Word for word, print each line of the listing below; pictures stay out.

────────────────

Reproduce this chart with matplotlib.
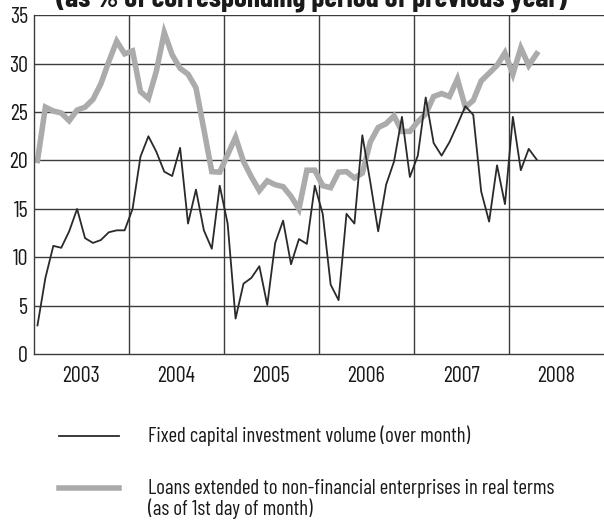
import numpy as np
import matplotlib

matplotlib.use('agg')

import matplotlib.pyplot as plt
from matplotlib.lines import Line2D

plt.rcParams['font.family'] = ['Barlow Condensed', 'DejaVu Sans']

# monthly series, Jan 2003 - Apr 2008
investment = [
    3.0, 7.9, 11.2, 11.0, 12.7, 15.0, 12.0, 11.5, 11.8, 12.6, 12.8, 12.8,
    15.0, 20.4, 22.5, 20.9, 18.85, 18.4, 21.3, 13.5, 17.0, 12.8, 10.9, 17.4,
    13.5, 3.7, 7.3, 7.9, 9.1, 5.1, 11.5, 13.8, 9.3, 11.9, 11.4, 17.4,
    14.5, 7.2, 5.6, 14.5, 13.5, 22.6, 17.8, 12.7, 17.5, 19.9, 24.5, 18.3,
    20.5, 26.5, 21.8, 20.5, 21.9, 23.7, 25.6, 24.7, 16.8, 13.7, 19.5, 15.5,
    24.5, 19.0, 21.2, 20.1,
]
loans = [
    20.0, 25.5, 25.1, 24.9, 24.1, 25.2, 25.5, 26.3, 27.9, 30.2, 32.3, 31.0,
    31.3, 27.1, 26.4, 29.2, 33.2, 30.9, 29.5, 28.9, 27.5, 23.2, 18.85, 18.8,
    20.6, 22.4, 19.9, 18.3, 16.9, 17.9, 17.5, 17.3, 16.3, 15.0, 19.0, 19.0,
    17.4, 17.2, 18.8, 18.85, 18.2, 18.7, 21.9, 23.4, 23.8, 24.6, 23.0, 23.0,
    24.0, 24.8, 26.6, 26.9, 26.6, 28.4, 25.5, 26.2, 28.2, 29.0, 29.8, 31.1,
    28.9, 31.6, 29.8, 31.0,
]
years = [2003, 2004, 2005, 2006, 2007, 2008]

t = 2003 + (np.arange(len(investment)) + 0.5) / 12

fig = plt.figure(figsize=(6.04, 5.21), dpi=100)
ax = fig.add_axes([0.0555, 0.3196, 0.9445, 0.6516])

grid_col = '#3c3c3c'
for v in range(5, 40, 5):
    ax.axhline(v, color=grid_col, lw=1.0, zorder=1)
for y in years[1:]:
    ax.axvline(y, color=grid_col, lw=1.0, zorder=1)

ax.plot(t, loans, color='#ababab', lw=4.0, solid_joinstyle='miter', zorder=2)
ax.plot(t, investment, color='#2a2a2a', lw=1.3, zorder=3)

ax.set_xlim(2003, 2009)
ax.set_ylim(0, 35)
ax.set_yticks(range(0, 40, 5))
ax.set_xticks([y + 0.5 for y in years])
ax.set_xticklabels([str(y) for y in years])
ax.tick_params(length=0, labelsize=16, colors='#1a1a1a')
ax.tick_params(axis='x', pad=8)
ax.tick_params(axis='y', pad=4)
for s in ['top', 'right']:
    ax.spines[s].set_visible(False)
for s in ['left', 'bottom']:
    ax.spines[s].set_color(grid_col)
    ax.spines[s].set_linewidth(1.0)

fig.text(0.516, 1 - 6 / 521, '(as % of corresponding period of previous year)',
         ha='center', va='baseline', fontsize=21, fontweight='bold', color='#1a1a1a')

# legend below the chart
fig.add_artist(Line2D([0.097, 0.197], [1 - 436 / 521] * 2, color='#2a2a2a', lw=1.3))
fig.add_artist(Line2D([0.097, 0.197], [1 - 488 / 521] * 2, color='#ababab', lw=4.0))
fig.text(0.245, 1 - 436 / 521, 'Fixed capital investment volume (over month)',
         va='center', fontsize=15, color='#1a1a1a')
fig.text(0.245, 1 - 499 / 521,
         'Loans extended to non-financial enterprises in real terms\n(as of 1st day of month)',
         va='center', fontsize=15, color='#1a1a1a', linespacing=1.0)

fig.savefig('out.png', dpi=100)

────────────────

**FULL OUTPUT**
Reproduce this chart with matplotlib.
import numpy as np
import matplotlib

matplotlib.use('agg')

import matplotlib.pyplot as plt
from matplotlib.lines import Line2D

plt.rcParams['font.family'] = ['Barlow Condensed', 'DejaVu Sans']

# monthly series, Jan 2003 - Apr 2008
investment = [
    3.0, 7.9, 11.2, 11.0, 12.7, 15.0, 12.0, 11.5, 11.8, 12.6, 12.8, 12.8,
    15.0, 20.4, 22.5, 20.9, 18.85, 18.4, 21.3, 13.5, 17.0, 12.8, 10.9, 17.4,
    13.5, 3.7, 7.3, 7.9, 9.1, 5.1, 11.5, 13.8, 9.3, 11.9, 11.4, 17.4,
    14.5, 7.2, 5.6, 14.5, 13.5, 22.6, 17.8, 12.7, 17.5, 19.9, 24.5, 18.3,
    20.5, 26.5, 21.8, 20.5, 21.9, 23.7, 25.6, 24.7, 16.8, 13.7, 19.5, 15.5,
    24.5, 19.0, 21.2, 20.1,
]
loans = [
    20.0, 25.5, 25.1, 24.9, 24.1, 25.2, 25.5, 26.3, 27.9, 30.2, 32.3, 31.0,
    31.3, 27.1, 26.4, 29.2, 33.2, 30.9, 29.5, 28.9, 27.5, 23.2, 18.85, 18.8,
    20.6, 22.4, 19.9, 18.3, 16.9, 17.9, 17.5, 17.3, 16.3, 15.0, 19.0, 19.0,
    17.4, 17.2, 18.8, 18.85, 18.2, 18.7, 21.9, 23.4, 23.8, 24.6, 23.0, 23.0,
    24.0, 24.8, 26.6, 26.9, 26.6, 28.4, 25.5, 26.2, 28.2, 29.0, 29.8, 31.1,
    28.9, 31.6, 29.8, 31.0,
]
years = [2003, 2004, 2005, 2006, 2007, 2008]

t = 2003 + (np.arange(len(investment)) + 0.5) / 12

fig = plt.figure(figsize=(6.04, 5.21), dpi=100)
ax = fig.add_axes([0.0555, 0.3196, 0.9445, 0.6516])

grid_col = '#3c3c3c'
for v in range(5, 40, 5):
    ax.axhline(v, color=grid_col, lw=1.0, zorder=1)
for y in years[1:]:
    ax.axvline(y, color=grid_col, lw=1.0, zorder=1)

ax.plot(t, loans, color='#ababab', lw=4.0, solid_joinstyle='miter', zorder=2)
ax.plot(t, investment, color='#2a2a2a', lw=1.3, zorder=3)

ax.set_xlim(2003, 2009)
ax.set_ylim(0, 35)
ax.set_yticks(range(0, 40, 5))
ax.set_xticks([y + 0.5 for y in years])
ax.set_xticklabels([str(y) for y in years])
ax.tick_params(length=0, labelsize=16, colors='#1a1a1a')
ax.tick_params(axis='x', pad=8)
ax.tick_params(axis='y', pad=4)
for s in ['top', 'right']:
    ax.spines[s].set_visible(False)
for s in ['left', 'bottom']:
    ax.spines[s].set_color(grid_col)
    ax.spines[s].set_linewidth(1.0)

fig.text(0.516, 1 - 6 / 521, '(as % of corresponding period of previous year)',
         ha='center', va='baseline', fontsize=21, fontweight='bold', color='#1a1a1a')

# legend below the chart
fig.add_artist(Line2D([0.097, 0.197], [1 - 436 / 521] * 2, color='#2a2a2a', lw=1.3))
fig.add_artist(Line2D([0.097, 0.197], [1 - 488 / 521] * 2, color='#ababab', lw=4.0))
fig.text(0.245, 1 - 436 / 521, 'Fixed capital investment volume (over month)',
         va='center', fontsize=15, color='#1a1a1a')
fig.text(0.245, 1 - 499 / 521,
         'Loans extended to non-financial enterprises in real terms\n(as of 1st day of month)',
         va='center', fontsize=15, color='#1a1a1a', linespacing=1.0)

fig.savefig('out.png', dpi=100)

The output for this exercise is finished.